→ **What the task asks**
Without including the pictures, copy out every line below.

→ **Source excerpt**
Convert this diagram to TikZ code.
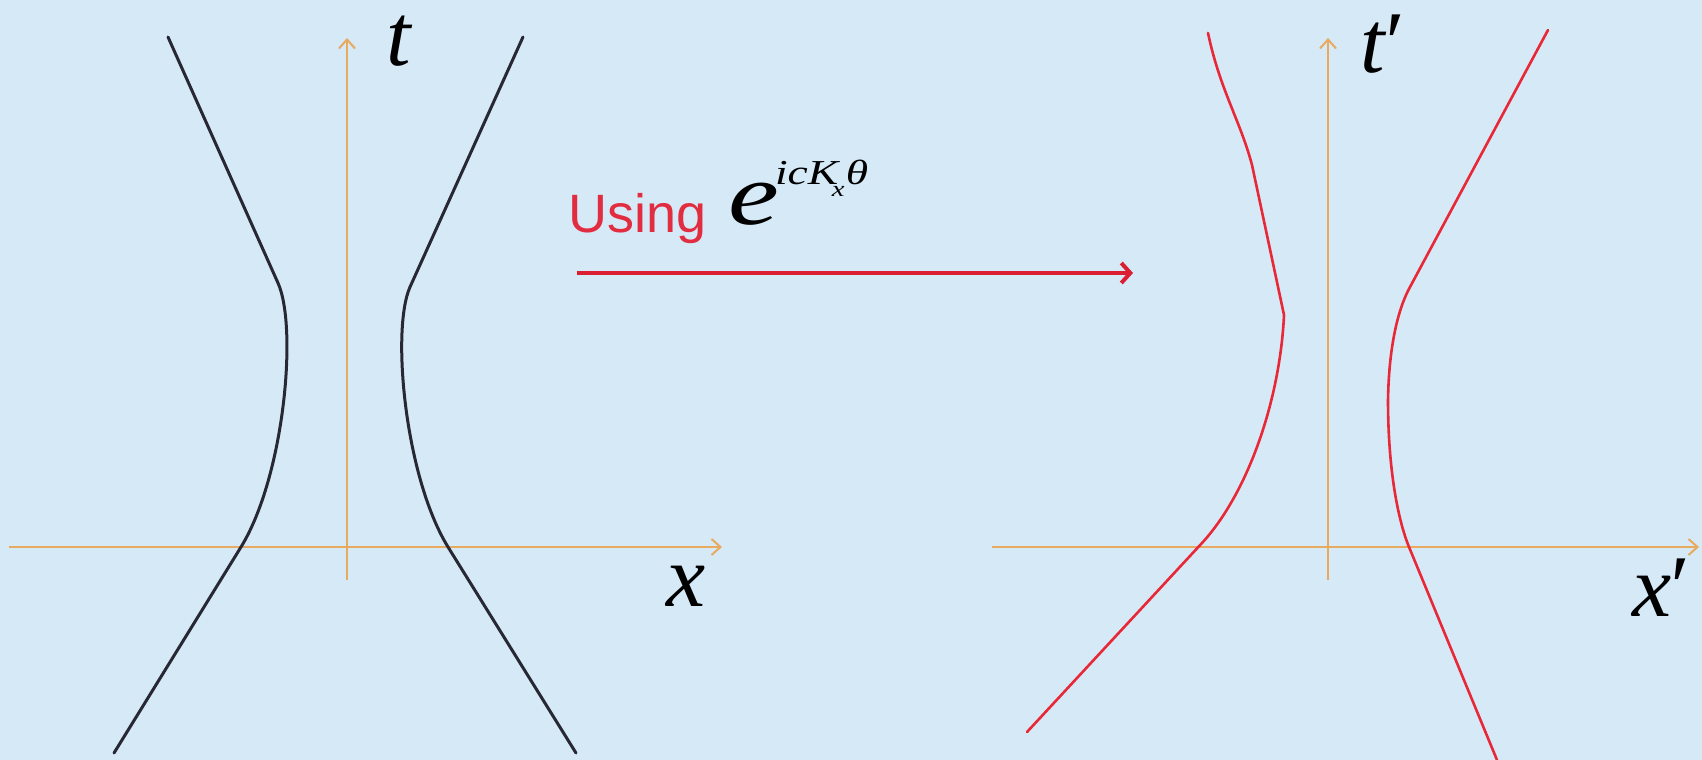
\documentclass[tikz,border=0pt]{standalone}
\usepackage{fontspec}
\setmainfont{Liberation Serif}
\setsansfont{Liberation Sans}
\usetikzlibrary{arrows.meta}
\definecolor{bg}{RGB}{214,233,247}
\definecolor{axisor}{RGB}{232,170,95}
\definecolor{curveblk}{RGB}{40,40,52}
\definecolor{curvered}{RGB}{232,40,55}
\definecolor{usered}{RGB}{226,44,64}
\definecolor{arrowred}{RGB}{220,30,50}
\begin{document}
\begin{tikzpicture}[x=1pt,y=-1pt,
  axisline/.style={draw=axisor, line width=2pt, -{Straight Barb[length=9pt,width=16pt,line width=2pt]}},
  blackline/.style={draw=curveblk, line width=3pt, line join=round, line cap=round},
  redline/.style={draw=curvered, line width=2.6pt, line join=round, line cap=round},
  maparrow/.style={draw=arrowred, line width=4.5pt, -{Straight Barb[length=9pt,width=20pt,line width=4pt]}},
  biglabel/.style={inner sep=0pt, font=\fontsize{88}{90}\selectfont\itshape}
]
\useasboundingbox (0,0) rectangle (1702,760);
\fill[bg] (0,0) rectangle (1702,760);

% left axes
\coordinate (lxs) at (9,547);
\coordinate (lxe) at (722,547);
\coordinate (lts) at (347,580);
\coordinate (lte) at (347,38);
\draw[axisline] (lxs) -- (lxe);
\draw[axisline] (lts) -- (lte);

% right axes
\coordinate (rxs) at (992,547);
\coordinate (rxe) at (1699,547);
\coordinate (rts) at (1328,580);
\coordinate (rte) at (1328,38);
\draw[axisline] (rxs) -- (rxe);
\draw[axisline] (rts) -- (rte);

% black curves
\draw[blackline] (168,37) -- (278,283) .. controls (298,328) and (284,477) .. (241,547) -- (114,753);
\draw[blackline] (523,37) -- (410,287) .. controls (391,330) and (405,477) .. (448,547) -- (576,753);

% red curves
\draw[redline] (1208,33) .. controls (1220,90) and (1240,120) .. (1252,165) -- (1284,315)
  .. controls (1280,400) and (1248,493) .. (1202,543) -- (1027,732);
\draw[redline] (1548,30) -- (1410,287) .. controls (1400,305) and (1389,340) .. (1388,400)
  .. controls (1388,470) and (1398,520) .. (1409,547) -- (1497,760);

% mapping arrow
\coordinate (ms) at (577,273);
\coordinate (me) at (1133,273);
\draw[maparrow] (ms) -- (me);

% labels
\node[biglabel, anchor=base] (tlab) at (399,66) {t};
\node[biglabel, anchor=base] (xlab) at (686,606) {x};
\node[biglabel, anchor=base west] (tplab) at (1360,72) {t\kern-4pt′};
\node[biglabel, anchor=base west] (xplab) at (1632,616) {x\kern-6pt′};

\node[inner sep=0pt, anchor=base west, text=usered, font=\fontsize{54}{60}\selectfont\sffamily] (using) at (568,232) {Using};
\node[inner sep=0pt, anchor=base west, font=\fontsize{88}{90}\selectfont\itshape] (expo) at (728,224)
  {\scalebox{1.3}[1]{e\kern-3pt\raisebox{40pt}{\fontsize{35}{40}\selectfont icK\kern-5pt\raisebox{-12pt}{\fontsize{22}{24}\selectfont x}\kern1pt θ}}};
\end{tikzpicture}
\end{document}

→ **Answer to the exercise**
Convert this diagram to TikZ code.
\documentclass[tikz,border=0pt]{standalone}
\usepackage{fontspec}
\setmainfont{Liberation Serif}
\setsansfont{Liberation Sans}
\usetikzlibrary{arrows.meta}
\definecolor{bg}{RGB}{214,233,247}
\definecolor{axisor}{RGB}{232,170,95}
\definecolor{curveblk}{RGB}{40,40,52}
\definecolor{curvered}{RGB}{232,40,55}
\definecolor{usered}{RGB}{226,44,64}
\definecolor{arrowred}{RGB}{220,30,50}
\begin{document}
\begin{tikzpicture}[x=1pt,y=-1pt,
  axisline/.style={draw=axisor, line width=2pt, -{Straight Barb[length=9pt,width=16pt,line width=2pt]}},
  blackline/.style={draw=curveblk, line width=3pt, line join=round, line cap=round},
  redline/.style={draw=curvered, line width=2.6pt, line join=round, line cap=round},
  maparrow/.style={draw=arrowred, line width=4.5pt, -{Straight Barb[length=9pt,width=20pt,line width=4pt]}},
  biglabel/.style={inner sep=0pt, font=\fontsize{88}{90}\selectfont\itshape}
]
\useasboundingbox (0,0) rectangle (1702,760);
\fill[bg] (0,0) rectangle (1702,760);

% left axes
\coordinate (lxs) at (9,547);
\coordinate (lxe) at (722,547);
\coordinate (lts) at (347,580);
\coordinate (lte) at (347,38);
\draw[axisline] (lxs) -- (lxe);
\draw[axisline] (lts) -- (lte);

% right axes
\coordinate (rxs) at (992,547);
\coordinate (rxe) at (1699,547);
\coordinate (rts) at (1328,580);
\coordinate (rte) at (1328,38);
\draw[axisline] (rxs) -- (rxe);
\draw[axisline] (rts) -- (rte);

% black curves
\draw[blackline] (168,37) -- (278,283) .. controls (298,328) and (284,477) .. (241,547) -- (114,753);
\draw[blackline] (523,37) -- (410,287) .. controls (391,330) and (405,477) .. (448,547) -- (576,753);

% red curves
\draw[redline] (1208,33) .. controls (1220,90) and (1240,120) .. (1252,165) -- (1284,315)
  .. controls (1280,400) and (1248,493) .. (1202,543) -- (1027,732);
\draw[redline] (1548,30) -- (1410,287) .. controls (1400,305) and (1389,340) .. (1388,400)
  .. controls (1388,470) and (1398,520) .. (1409,547) -- (1497,760);

% mapping arrow
\coordinate (ms) at (577,273);
\coordinate (me) at (1133,273);
\draw[maparrow] (ms) -- (me);

% labels
\node[biglabel, anchor=base] (tlab) at (399,66) {t};
\node[biglabel, anchor=base] (xlab) at (686,606) {x};
\node[biglabel, anchor=base west] (tplab) at (1360,72) {t\kern-4pt′};
\node[biglabel, anchor=base west] (xplab) at (1632,616) {x\kern-6pt′};

\node[inner sep=0pt, anchor=base west, text=usered, font=\fontsize{54}{60}\selectfont\sffamily] (using) at (568,232) {Using};
\node[inner sep=0pt, anchor=base west, font=\fontsize{88}{90}\selectfont\itshape] (expo) at (728,224)
  {\scalebox{1.3}[1]{e\kern-3pt\raisebox{40pt}{\fontsize{35}{40}\selectfont icK\kern-5pt\raisebox{-12pt}{\fontsize{22}{24}\selectfont x}\kern1pt θ}}};
\end{tikzpicture}
\end{document}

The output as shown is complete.